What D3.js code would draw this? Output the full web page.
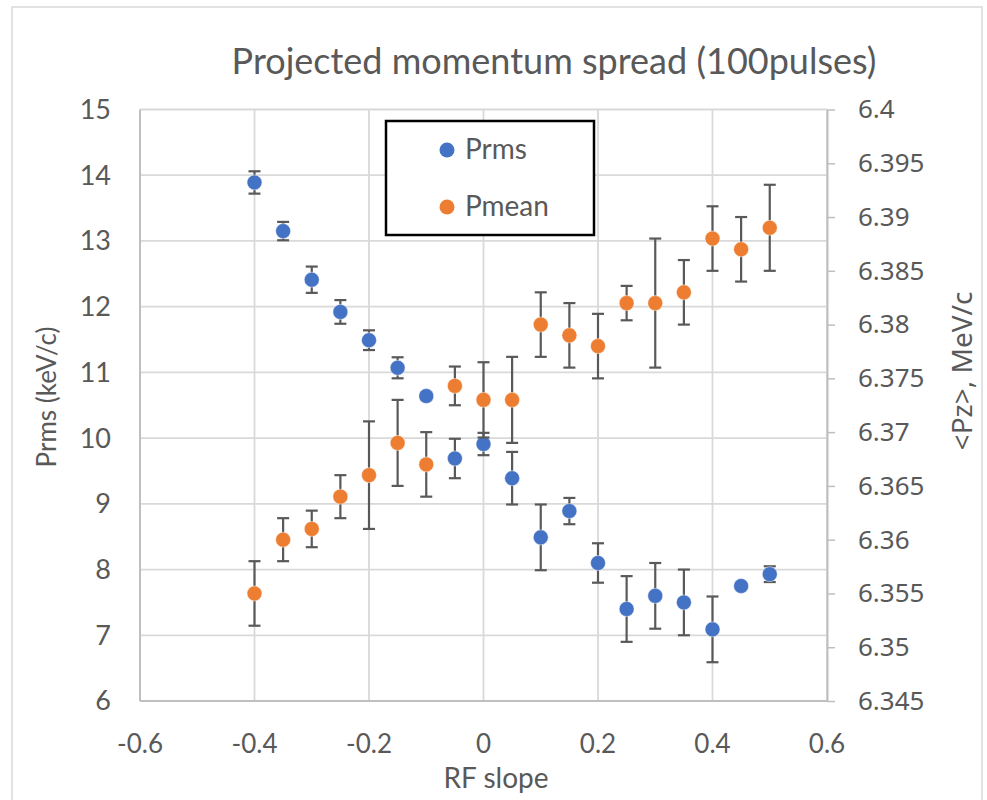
<!DOCTYPE html>
<html><head><meta charset="utf-8">
<script src="https://cdn.jsdelivr.net/npm/d3@7"></script>
<style>body{margin:0;background:#fff}</style>
</head><body>
<svg id="c" width="987" height="800"></svg>
<script>
const title = "Projected momentum spread (100pulses)";
const slopes = [-0.4,-0.35,-0.3,-0.25,-0.2,-0.15,-0.1,-0.05,0,0.05,0.1,0.15,0.2,0.25,0.3,0.35,0.4,0.45,0.5];
const prms = [13.89,13.15,12.41,11.92,11.49,11.07,10.64,9.69,9.91,9.39,8.49,8.89,8.10,7.40,7.60,7.50,7.09,7.75,7.93];
const prmsErr = [0.17,0.14,0.2,0.18,0.15,0.16,0.06,0.3,0.17,0.4,0.5,0.2,0.3,0.5,0.5,0.5,0.5,0.05,0.12];
const pmean = [6.355,6.360,6.361,6.364,6.366,6.369,6.367,6.3743,6.373,6.373,6.380,6.379,6.378,6.382,6.382,6.383,6.388,6.387,6.389];
const pmeanErr = [0.003,0.002,0.0017,0.002,0.005,0.004,0.003,0.0018,0.0035,0.004,0.003,0.003,0.003,0.0016,0.006,0.003,0.003,0.003,0.004];
const xTicks = [-0.6,-0.4,-0.2,0,0.2,0.4,0.6];
const yLeftTicks = [6,7,8,9,10,11,12,13,14,15];
const yRightTicks = [6.345,6.35,6.355,6.36,6.365,6.37,6.375,6.38,6.385,6.39,6.395,6.4];
const seriesNames = ["Prms","Pmean"];
const colors = ["#4472C4","#ED7D31"];

const svg = d3.select("#c");
const L = 140, R = 827, T = 109.5, B = 701;
const x = d3.scaleLinear().domain([-0.6,0.6]).range([L,R]);
const yL = d3.scaleLinear().domain([6,15]).range([B,T]);
const yR = d3.scaleLinear().domain([6.345,6.4]).range([B,T]);
const txt = "#595959";
const font = "Lato, 'Open Sans', sans-serif";
const font2 = "'Noto Sans', 'Open Sans', sans-serif";

// chart frame
svg.append("rect").attr("x",12).attr("y",7).attr("width",970).attr("height",800)
  .attr("fill","#fff").attr("stroke","#d9d9d9").attr("stroke-width",1.5);

// gridlines
const grid = svg.append("g");
grid.selectAll("line.h").data(yLeftTicks).join("line")
  .attr("x1",L).attr("x2",R).attr("y1",d=>yL(d)).attr("y2",d=>yL(d))
  .attr("stroke","#d9d9d9").attr("stroke-width",1.8);
grid.selectAll("line.v").data(xTicks).join("line")
  .attr("y1",T).attr("y2",B).attr("x1",d=>x(d)).attr("x2",d=>x(d))
  .attr("stroke","#d9d9d9").attr("stroke-width",1.8);

// axes lines
const axc = "#bfbfbf";
svg.append("line").attr("x1",L).attr("x2",L).attr("y1",T).attr("y2",B).attr("stroke",axc).attr("stroke-width",2);
svg.append("line").attr("x1",L).attr("x2",R).attr("y1",B).attr("y2",B).attr("stroke",axc).attr("stroke-width",2);

// right axis with ticks
const gR = svg.append("g").attr("transform",`translate(${R},0)`)
  .call(d3.axisRight(yR).tickValues(yRightTicks).tickSize(8).tickSizeOuter(0).tickPadding(23)
        .tickFormat(d=>String(+d.toFixed(3))));
gR.select(".domain").attr("stroke",axc).attr("stroke-width",2);
gR.selectAll(".tick line").attr("stroke",axc).attr("stroke-width",1.5);
gR.selectAll(".tick text").attr("fill",txt).attr("font-family",font2).attr("font-size",26);

// left tick labels
svg.append("g").selectAll("text").data(yLeftTicks).join("text")
  .attr("x",111).attr("y",d=>yL(d)).attr("dy","0.35em").attr("text-anchor","end")
  .attr("fill",txt).attr("font-family",font).attr("font-size",27).text(d=>d);

// x tick labels
svg.append("g").selectAll("text").data(xTicks).join("text")
  .attr("x",d=>x(d)).attr("y",753).attr("text-anchor","middle")
  .attr("fill",txt).attr("font-family",font).attr("font-size",26).text(d=>String(d));

// titles
svg.append("text").attr("x",554).attr("y",74).attr("text-anchor","middle")
  .attr("fill",txt).attr("font-family",font).attr("font-size",36).text(title);
svg.append("text").attr("x",496).attr("y",788).attr("text-anchor","middle")
  .attr("fill",txt).attr("font-family",font).attr("font-size",28).text("RF slope");
svg.append("text").attr("transform","translate(56,397) rotate(-90)").attr("text-anchor","middle")
  .attr("fill",txt).attr("font-family",font).attr("font-size",26).text("Prms (keV/c)");
svg.append("text").attr("transform","translate(972,371) rotate(-90)").attr("text-anchor","middle")
  .attr("fill",txt).attr("font-family",font2).attr("font-size",28).text("<Pz>, MeV/c");

// series
function drawSeries(vals, errs, yScale, color){
  const data = slopes.map((s,i)=>({s, v:vals[i], e:errs[i]}));
  const g = svg.append("g");
  const eb = g.append("g").attr("stroke","#595959").attr("stroke-width",2.2);
  eb.selectAll("line.stem").data(data).join("line")
    .attr("x1",d=>x(d.s)).attr("x2",d=>x(d.s)).attr("y1",d=>yScale(d.v-d.e)).attr("y2",d=>yScale(d.v+d.e));
  eb.selectAll("line.top").data(data).join("line")
    .attr("x1",d=>x(d.s)-6).attr("x2",d=>x(d.s)+6).attr("y1",d=>yScale(d.v+d.e)).attr("y2",d=>yScale(d.v+d.e));
  eb.selectAll("line.bot").data(data).join("line")
    .attr("x1",d=>x(d.s)-6).attr("x2",d=>x(d.s)+6).attr("y1",d=>yScale(d.v-d.e)).attr("y2",d=>yScale(d.v-d.e));
  g.selectAll("circle").data(data).join("circle")
    .attr("cx",d=>x(d.s)).attr("cy",d=>yScale(d.v)).attr("r",7.5)
    .attr("fill",color).attr("stroke","#fff").attr("stroke-opacity",0.6).attr("stroke-width",0.8);
}
drawSeries(prms, prmsErr, yL, colors[0]);
drawSeries(pmean, pmeanErr, yR, colors[1]);

// legend
const lg = svg.append("g");
lg.append("rect").attr("x",386).attr("y",121).attr("width",208).attr("height",114)
  .attr("fill","#fff").attr("stroke","#000").attr("stroke-width",2.5);
seriesNames.forEach((n,i)=>{
  const cy = 150 + i*57;
  lg.append("circle").attr("cx",447).attr("cy",cy).attr("r",7.5).attr("fill",colors[i]);
  lg.append("text").attr("x",465).attr("y",cy+9).attr("fill",txt)
    .attr("font-family",font).attr("font-size",28).text(n);
});
</script>
</body></html>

**Job**
Take the listing above and restate it word for word, without its pictures.

**The answer**
What D3.js code would draw this? Output the full web page.
<!DOCTYPE html>
<html><head><meta charset="utf-8">
<script src="https://cdn.jsdelivr.net/npm/d3@7"></script>
<style>body{margin:0;background:#fff}</style>
</head><body>
<svg id="c" width="987" height="800"></svg>
<script>
const title = "Projected momentum spread (100pulses)";
const slopes = [-0.4,-0.35,-0.3,-0.25,-0.2,-0.15,-0.1,-0.05,0,0.05,0.1,0.15,0.2,0.25,0.3,0.35,0.4,0.45,0.5];
const prms = [13.89,13.15,12.41,11.92,11.49,11.07,10.64,9.69,9.91,9.39,8.49,8.89,8.10,7.40,7.60,7.50,7.09,7.75,7.93];
const prmsErr = [0.17,0.14,0.2,0.18,0.15,0.16,0.06,0.3,0.17,0.4,0.5,0.2,0.3,0.5,0.5,0.5,0.5,0.05,0.12];
const pmean = [6.355,6.360,6.361,6.364,6.366,6.369,6.367,6.3743,6.373,6.373,6.380,6.379,6.378,6.382,6.382,6.383,6.388,6.387,6.389];
const pmeanErr = [0.003,0.002,0.0017,0.002,0.005,0.004,0.003,0.0018,0.0035,0.004,0.003,0.003,0.003,0.0016,0.006,0.003,0.003,0.003,0.004];
const xTicks = [-0.6,-0.4,-0.2,0,0.2,0.4,0.6];
const yLeftTicks = [6,7,8,9,10,11,12,13,14,15];
const yRightTicks = [6.345,6.35,6.355,6.36,6.365,6.37,6.375,6.38,6.385,6.39,6.395,6.4];
const seriesNames = ["Prms","Pmean"];
const colors = ["#4472C4","#ED7D31"];

const svg = d3.select("#c");
const L = 140, R = 827, T = 109.5, B = 701;
const x = d3.scaleLinear().domain([-0.6,0.6]).range([L,R]);
const yL = d3.scaleLinear().domain([6,15]).range([B,T]);
const yR = d3.scaleLinear().domain([6.345,6.4]).range([B,T]);
const txt = "#595959";
const font = "Lato, 'Open Sans', sans-serif";
const font2 = "'Noto Sans', 'Open Sans', sans-serif";

// chart frame
svg.append("rect").attr("x",12).attr("y",7).attr("width",970).attr("height",800)
  .attr("fill","#fff").attr("stroke","#d9d9d9").attr("stroke-width",1.5);

// gridlines
const grid = svg.append("g");
grid.selectAll("line.h").data(yLeftTicks).join("line")
  .attr("x1",L).attr("x2",R).attr("y1",d=>yL(d)).attr("y2",d=>yL(d))
  .attr("stroke","#d9d9d9").attr("stroke-width",1.8);
grid.selectAll("line.v").data(xTicks).join("line")
  .attr("y1",T).attr("y2",B).attr("x1",d=>x(d)).attr("x2",d=>x(d))
  .attr("stroke","#d9d9d9").attr("stroke-width",1.8);

// axes lines
const axc = "#bfbfbf";
svg.append("line").attr("x1",L).attr("x2",L).attr("y1",T).attr("y2",B).attr("stroke",axc).attr("stroke-width",2);
svg.append("line").attr("x1",L).attr("x2",R).attr("y1",B).attr("y2",B).attr("stroke",axc).attr("stroke-width",2);

// right axis with ticks
const gR = svg.append("g").attr("transform",`translate(${R},0)`)
  .call(d3.axisRight(yR).tickValues(yRightTicks).tickSize(8).tickSizeOuter(0).tickPadding(23)
        .tickFormat(d=>String(+d.toFixed(3))));
gR.select(".domain").attr("stroke",axc).attr("stroke-width",2);
gR.selectAll(".tick line").attr("stroke",axc).attr("stroke-width",1.5);
gR.selectAll(".tick text").attr("fill",txt).attr("font-family",font2).attr("font-size",26);

// left tick labels
svg.append("g").selectAll("text").data(yLeftTicks).join("text")
  .attr("x",111).attr("y",d=>yL(d)).attr("dy","0.35em").attr("text-anchor","end")
  .attr("fill",txt).attr("font-family",font).attr("font-size",27).text(d=>d);

// x tick labels
svg.append("g").selectAll("text").data(xTicks).join("text")
  .attr("x",d=>x(d)).attr("y",753).attr("text-anchor","middle")
  .attr("fill",txt).attr("font-family",font).attr("font-size",26).text(d=>String(d));

// titles
svg.append("text").attr("x",554).attr("y",74).attr("text-anchor","middle")
  .attr("fill",txt).attr("font-family",font).attr("font-size",36).text(title);
svg.append("text").attr("x",496).attr("y",788).attr("text-anchor","middle")
  .attr("fill",txt).attr("font-family",font).attr("font-size",28).text("RF slope");
svg.append("text").attr("transform","translate(56,397) rotate(-90)").attr("text-anchor","middle")
  .attr("fill",txt).attr("font-family",font).attr("font-size",26).text("Prms (keV/c)");
svg.append("text").attr("transform","translate(972,371) rotate(-90)").attr("text-anchor","middle")
  .attr("fill",txt).attr("font-family",font2).attr("font-size",28).text("<Pz>, MeV/c");

// series
function drawSeries(vals, errs, yScale, color){
  const data = slopes.map((s,i)=>({s, v:vals[i], e:errs[i]}));
  const g = svg.append("g");
  const eb = g.append("g").attr("stroke","#595959").attr("stroke-width",2.2);
  eb.selectAll("line.stem").data(data).join("line")
    .attr("x1",d=>x(d.s)).attr("x2",d=>x(d.s)).attr("y1",d=>yScale(d.v-d.e)).attr("y2",d=>yScale(d.v+d.e));
  eb.selectAll("line.top").data(data).join("line")
    .attr("x1",d=>x(d.s)-6).attr("x2",d=>x(d.s)+6).attr("y1",d=>yScale(d.v+d.e)).attr("y2",d=>yScale(d.v+d.e));
  eb.selectAll("line.bot").data(data).join("line")
    .attr("x1",d=>x(d.s)-6).attr("x2",d=>x(d.s)+6).attr("y1",d=>yScale(d.v-d.e)).attr("y2",d=>yScale(d.v-d.e));
  g.selectAll("circle").data(data).join("circle")
    .attr("cx",d=>x(d.s)).attr("cy",d=>yScale(d.v)).attr("r",7.5)
    .attr("fill",color).attr("stroke","#fff").attr("stroke-opacity",0.6).attr("stroke-width",0.8);
}
drawSeries(prms, prmsErr, yL, colors[0]);
drawSeries(pmean, pmeanErr, yR, colors[1]);

// legend
const lg = svg.append("g");
lg.append("rect").attr("x",386).attr("y",121).attr("width",208).attr("height",114)
  .attr("fill","#fff").attr("stroke","#000").attr("stroke-width",2.5);
seriesNames.forEach((n,i)=>{
  const cy = 150 + i*57;
  lg.append("circle").attr("cx",447).attr("cy",cy).attr("r",7.5).attr("fill",colors[i]);
  lg.append("text").attr("x",465).attr("y",cy+9).attr("fill",txt)
    .attr("font-family",font).attr("font-size",28).text(n);
});
</script>
</body></html>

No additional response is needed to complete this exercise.